» **WORK REQUIRED**
Write the lines out again, from the top of the material to the line containing "var textColor = '#1c1c1c';", pictures excluded.

» **STORED DATA**
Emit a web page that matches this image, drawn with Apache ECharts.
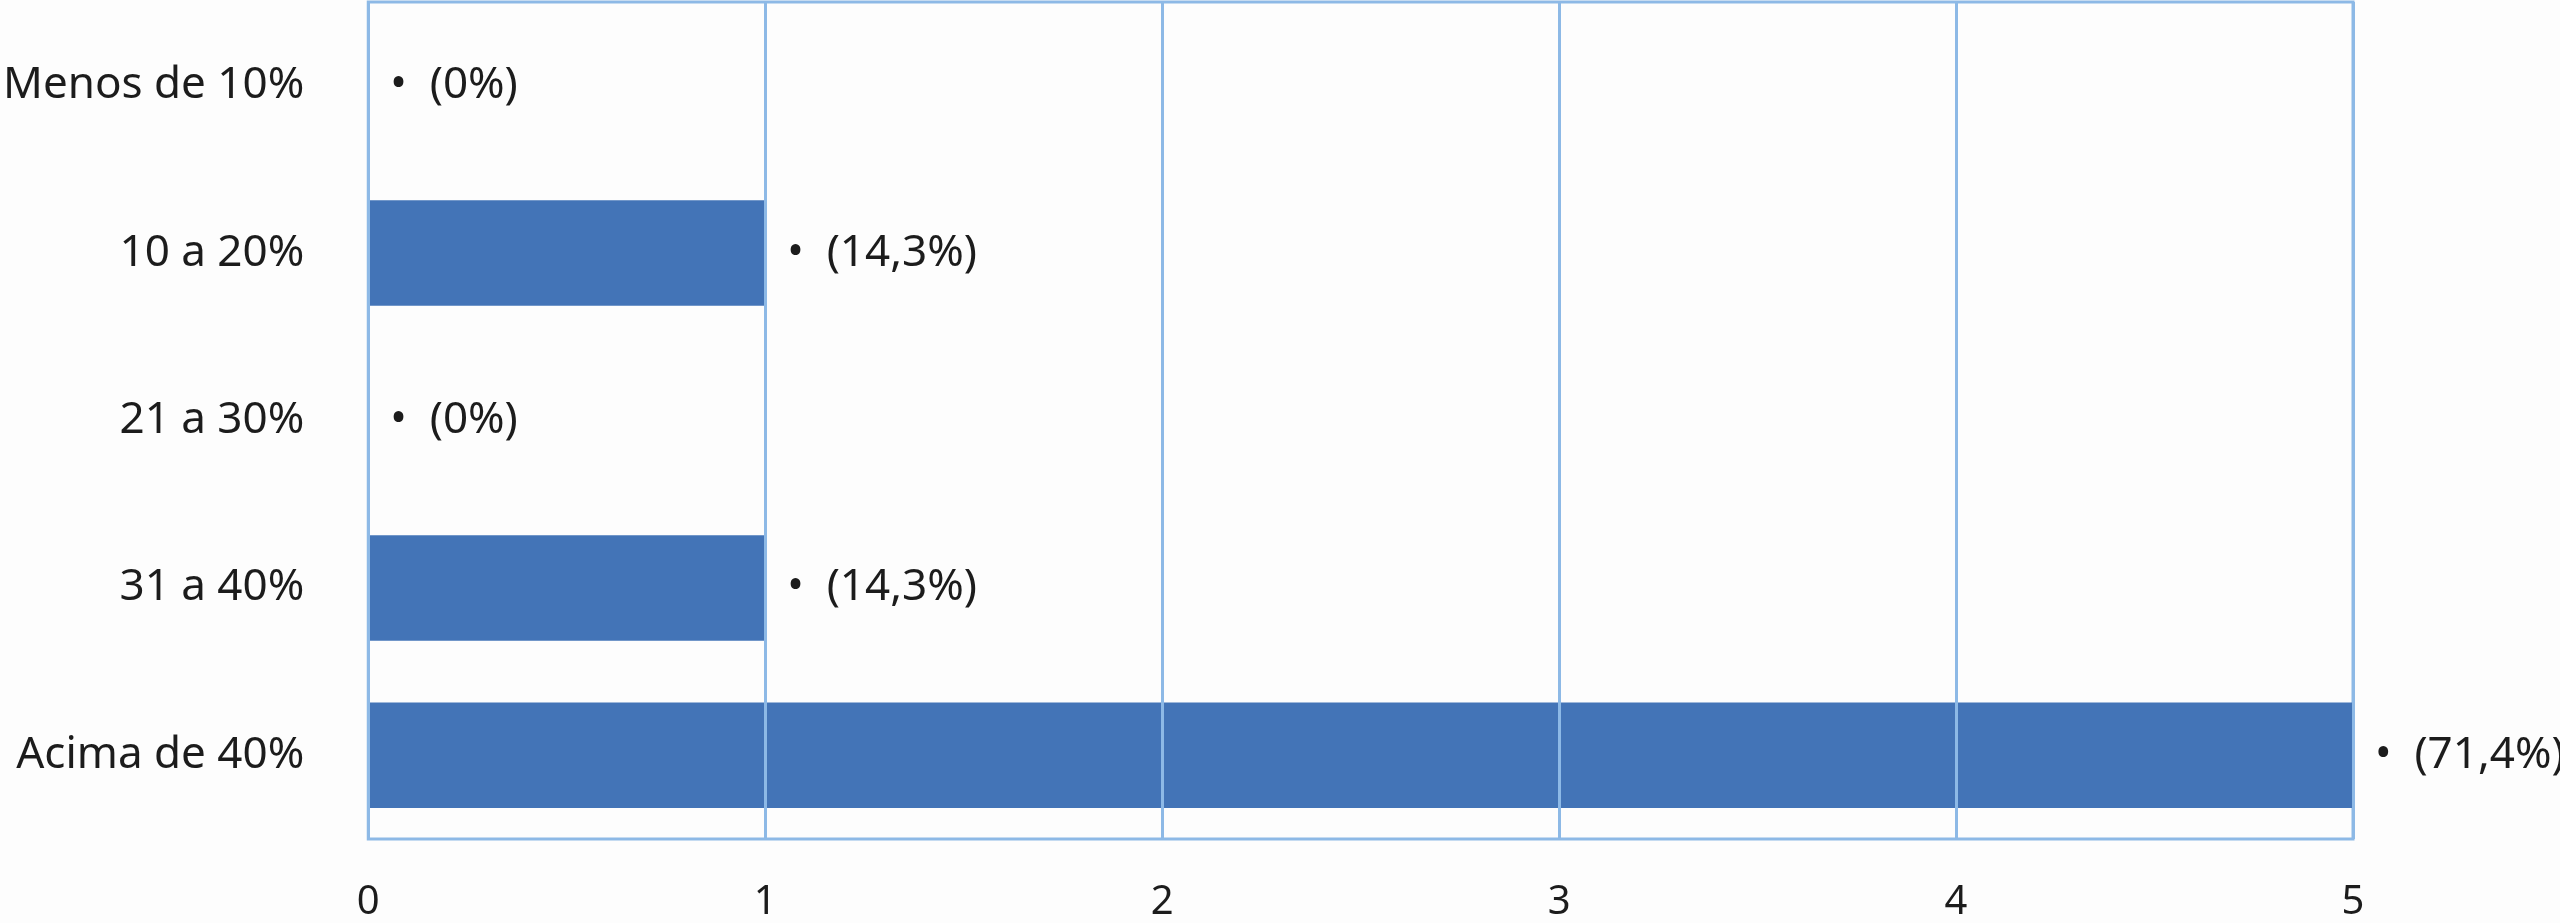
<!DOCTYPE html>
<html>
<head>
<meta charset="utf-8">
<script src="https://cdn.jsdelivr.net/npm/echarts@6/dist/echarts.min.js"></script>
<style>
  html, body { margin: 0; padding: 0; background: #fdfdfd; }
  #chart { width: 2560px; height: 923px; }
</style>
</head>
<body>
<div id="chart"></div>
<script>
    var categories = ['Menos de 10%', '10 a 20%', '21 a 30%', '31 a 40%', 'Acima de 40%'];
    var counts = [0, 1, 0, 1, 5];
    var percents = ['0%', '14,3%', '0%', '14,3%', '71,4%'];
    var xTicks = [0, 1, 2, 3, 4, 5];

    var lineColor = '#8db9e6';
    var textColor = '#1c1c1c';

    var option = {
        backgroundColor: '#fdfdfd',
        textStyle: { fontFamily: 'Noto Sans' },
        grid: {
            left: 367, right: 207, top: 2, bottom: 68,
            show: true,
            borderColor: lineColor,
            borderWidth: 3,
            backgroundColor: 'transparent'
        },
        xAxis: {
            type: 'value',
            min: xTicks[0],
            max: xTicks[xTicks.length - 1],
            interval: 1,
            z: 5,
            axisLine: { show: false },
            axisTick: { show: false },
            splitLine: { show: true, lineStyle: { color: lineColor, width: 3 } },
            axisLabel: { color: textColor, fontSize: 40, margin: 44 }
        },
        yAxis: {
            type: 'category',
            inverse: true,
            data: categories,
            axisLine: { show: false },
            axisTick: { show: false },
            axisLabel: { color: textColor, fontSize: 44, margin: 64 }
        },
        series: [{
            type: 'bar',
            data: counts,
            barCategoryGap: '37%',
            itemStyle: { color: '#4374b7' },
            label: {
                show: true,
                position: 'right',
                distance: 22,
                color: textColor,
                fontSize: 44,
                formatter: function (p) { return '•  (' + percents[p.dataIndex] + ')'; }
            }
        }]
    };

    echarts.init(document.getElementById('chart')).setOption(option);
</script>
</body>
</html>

» **TASK SOLUTION**
Emit a web page that matches this image, drawn with Apache ECharts.
<!DOCTYPE html>
<html>
<head>
<meta charset="utf-8">
<script src="https://cdn.jsdelivr.net/npm/echarts@6/dist/echarts.min.js"></script>
<style>
  html, body { margin: 0; padding: 0; background: #fdfdfd; }
  #chart { width: 2560px; height: 923px; }
</style>
</head>
<body>
<div id="chart"></div>
<script>
    var categories = ['Menos de 10%', '10 a 20%', '21 a 30%', '31 a 40%', 'Acima de 40%'];
    var counts = [0, 1, 0, 1, 5];
    var percents = ['0%', '14,3%', '0%', '14,3%', '71,4%'];
    var xTicks = [0, 1, 2, 3, 4, 5];

    var lineColor = '#8db9e6';
    var textColor = '#1c1c1c';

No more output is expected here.